(PROBLEM):
Leaving the pictures out, print the lines from the first line of the listing through the line containing "Line, XAxis, YAxis", exactly as they read, and no others.

(DATA SHOWN):
>>>

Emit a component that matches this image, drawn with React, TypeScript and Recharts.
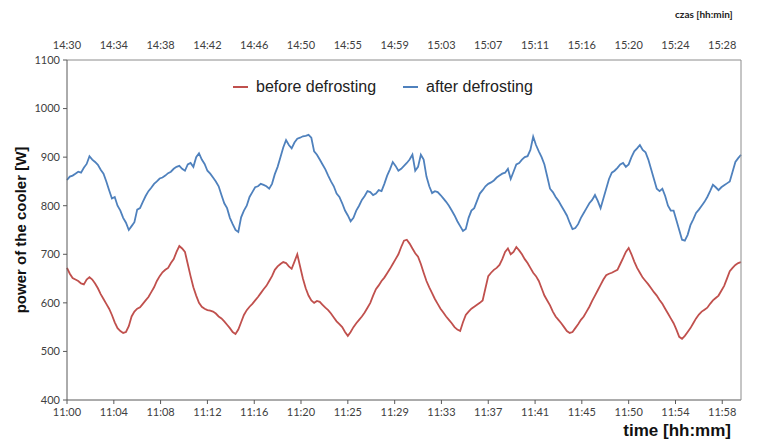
import React from "react";
import { LineChart, Line, XAxis, YAxis } from "recharts";

// sampled every quarter minute, 11:00 -> 12:00 (one row = 2.5 min)
const beforeDefrosting = [
  672, 660, 651, 648, 645, 640, 638, 648, 653, 648,
  640, 630, 618, 608, 598, 588, 575, 560, 548, 542,
  538, 540, 552, 572, 582, 588, 591, 598, 605, 612,
  622, 632, 645, 655, 663, 668, 672, 682, 690, 705,
  717, 712, 705, 680, 655, 632, 615, 600, 592, 588,
  585, 584, 582, 578, 572, 568, 562, 555, 548, 540,
  536, 545, 560, 575, 585, 592, 598, 605, 612, 620,
  628, 635, 645, 655, 668, 675, 680, 684, 682, 675,
  670, 685, 700, 675, 650, 630, 615, 605, 600, 604,
  602, 596, 590, 585, 578, 570, 562, 556, 550, 540,
  532, 540, 550, 558, 565, 572, 580, 590, 600, 615,
  628, 636, 645, 652, 661, 670, 680, 690, 700, 715,
  728, 730, 722, 712, 702, 695, 680, 662, 645, 632,
  620, 608, 598, 588, 580, 572, 565, 558, 550, 545,
  542, 560, 575, 582, 588, 592, 596, 600, 605, 630,
  655, 662, 668, 672, 678, 690, 705, 712, 700, 705,
  715, 708, 700, 690, 682, 672, 662, 655, 645, 630,
  615, 605, 595, 582, 572, 565, 558, 550, 542, 538,
  540, 548, 556, 565, 572, 582, 592, 604, 615, 626,
  637, 648, 657, 660, 662, 665, 668, 680, 692, 705,
  713, 700, 685, 672, 662, 652, 645, 638, 630, 622,
  615, 606, 598, 588, 578, 568, 558, 545, 530, 526,
  532, 540, 548, 558, 568, 576, 582, 586, 590, 598,
  605, 610, 615, 625, 635, 650, 665, 672, 678, 682,
  684,
];

const afterDefrosting = [
  853, 860, 862, 866, 870, 868, 878, 886, 902, 895,
  890, 884, 874, 866, 850, 832, 815, 818, 800, 790,
  775, 765, 750, 758, 766, 792, 795, 808, 820, 830,
  837, 845, 850, 856, 858, 862, 867, 870, 876, 880,
  882, 876, 872, 885, 888, 880, 900, 908, 895, 886,
  872, 866, 858, 850, 840, 822, 805, 795, 775, 762,
  750, 746, 776, 790, 800, 818, 828, 838, 840, 845,
  843, 840, 835, 845, 865, 880, 900, 920, 935, 925,
  918, 930, 938, 940, 943, 944, 946, 940, 912, 905,
  895, 885, 875, 862, 850, 840, 825, 818, 805, 790,
  780, 768, 775, 790, 800, 812, 820, 830, 828, 822,
  825, 832, 830, 845, 862, 875, 890, 882, 872, 876,
  882, 888, 895, 905, 872, 880, 905, 895, 860, 840,
  826, 830, 828, 822, 815, 808, 800, 790, 780, 768,
  758, 748, 752, 775, 790, 795, 810, 825, 832, 840,
  845, 848, 852, 858, 862, 866, 868, 876, 855, 870,
  885, 888, 895, 900, 902, 915, 942, 925, 912, 900,
  885, 860, 835, 828, 818, 810, 800, 790, 780, 765,
  752, 754, 762, 775, 785, 795, 805, 812, 822, 810,
  795, 815, 835, 855, 868, 872, 878, 885, 888, 880,
  885, 900, 912, 918, 925, 915, 910, 895, 875, 855,
  835, 830, 835, 820, 800, 790, 790, 770, 750, 730,
  728, 740, 760, 772, 785, 792, 800, 808, 818, 830,
  843, 838, 832, 838, 842, 846, 850, 870, 890, 898,
  905,
];

const sampleStepMin = 0.25;

const tickMinutes = [0, 4.17, 8.33, 12.5, 16.67, 20.83, 25, 29.17, 33.33, 37.5, 41.67, 45.83, 50, 54.17, 58.33];
const bottomLabels = ["11:00", "11:04", "11:08", "11:12", "11:16", "11:20", "11:25", "11:29", "11:33", "11:37", "11:41", "11:45", "11:50", "11:54", "11:58"];
const topLabels = ["14:30", "14:34", "14:38", "14:42", "14:46", "14:50", "14:55", "14:59", "15:03", "15:07", "15:11", "15:16", "15:20", "15:24", "15:28"];
const yTicks = [400, 500, 600, 700, 800, 900, 1000, 1100];

const data = beforeDefrosting.map((v, i) => ({
  t: i * sampleStepMin,
  before: v,
  after: afterDefrosting[i],
}));

const RED = "#C0504D";
const BLUE = "#4F81BD";
const tickStyle = { fontSize: 11, fill: "#404040", fontFamily: "Lato, sans-serif" };
const arial = "'Liberation Sans', Arial, sans-serif";

function LegendItem({ color, label }: { color: string; label: string }) {
  return (
    <span style={{ display: "inline-flex", alignItems: "center", marginRight: 27 }}>
      <span style={{ display: "inline-block", width: 15, height: 2, background: color, marginRight: 8 }} />
      <span>{label}</span>
    </span>
  );
}

export default function App() {
  return (
    <div style={{ position: "absolute", left: 0, top: 0, width: 772, height: 444, background: "#fff" }}>
      <LineChart width={772} height={444} data={data} margin={{ top: 40, right: 5, bottom: 20, left: 27 }}>
        <XAxis
          xAxisId="bottom"
          dataKey="t"
          type="number"
          domain={[0, 60]}
          ticks={tickMinutes}
          tickFormatter={(_v: number, i: number) => bottomLabels[i]}
          tick={tickStyle}
          stroke="#595959"
          tickSize={4}
          tickMargin={4}
          height={24}
          interval={0}
        />
        <XAxis
          xAxisId="top"
          orientation="top"
          dataKey="t"
          type="number"
          domain={[0, 60]}
          ticks={tickMinutes}
          tickFormatter={(_v: number, i: number) => topLabels[i]}
          tick={tickStyle}
          stroke="#8c8c8c"
          tickLine={false}
          tickMargin={5}
          height={20}
          interval={0}
        />
        <YAxis
          yAxisId="left"
          domain={[400, 1100]}
          ticks={yTicks}
          tick={tickStyle}
          stroke="#595959"
          tickSize={4}
          tickMargin={3}
          width={40}
          interval={0}
        />
        <YAxis
          yAxisId="right"
          orientation="right"
          domain={[400, 1100]}
          ticks={yTicks}
          tick={tickStyle}
          stroke="#8c8c8c"
          tickSize={4}
          tickMargin={3}
          width={26}
          interval={0}
        />
        <Line xAxisId="bottom" yAxisId="left" type="linear" dataKey="before" stroke={RED} strokeWidth={1.8} dot={false} isAnimationActive={false} />
        <Line xAxisId="bottom" yAxisId="left" type="linear" dataKey="after" stroke={BLUE} strokeWidth={1.8} dot={false} isAnimationActive={false} />
      </LineChart>
      <div
        style={{
          position: "absolute",
          left: 233,
          top: 74,
          fontFamily: arial,
          fontSize: 16,
          color: "#222",
          whiteSpace: "nowrap",
        }}
      >
        <LegendItem color={RED} label="before defrosting" />
        <LegendItem color={BLUE} label="after defrosting" />
      </div>
      <div
        style={{
          position: "absolute",
          left: 675,
          top: 8,
          fontFamily: "Lato, sans-serif",
          fontWeight: 700,
          fontSize: 10,
          color: "#222",
        }}
      >
        czas [hh:min]
      </div>
      <div
        style={{
          position: "absolute",
          left: 20,
          top: 230,
          transform: "translate(-50%, -50%) rotate(-90deg)",
          fontFamily: arial,
          fontWeight: 700,
          fontSize: 15,
          color: "#111",
          whiteSpace: "nowrap",
        }}
      >
        power of the cooler [W]
      </div>
      <div
        style={{
          position: "absolute",
          right: 41,
          top: 421,
          fontFamily: arial,
          fontWeight: 700,
          fontSize: 17,
          color: "#111",
          whiteSpace: "nowrap",
        }}
      >
        time [hh:mm]
      </div>
    </div>
  );
}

<<<

(ANSWER TO THIS EXERCISE):
Emit a component that matches this image, drawn with React, TypeScript and Recharts.
import React from "react";
import { LineChart, Line, XAxis, YAxis } from "recharts";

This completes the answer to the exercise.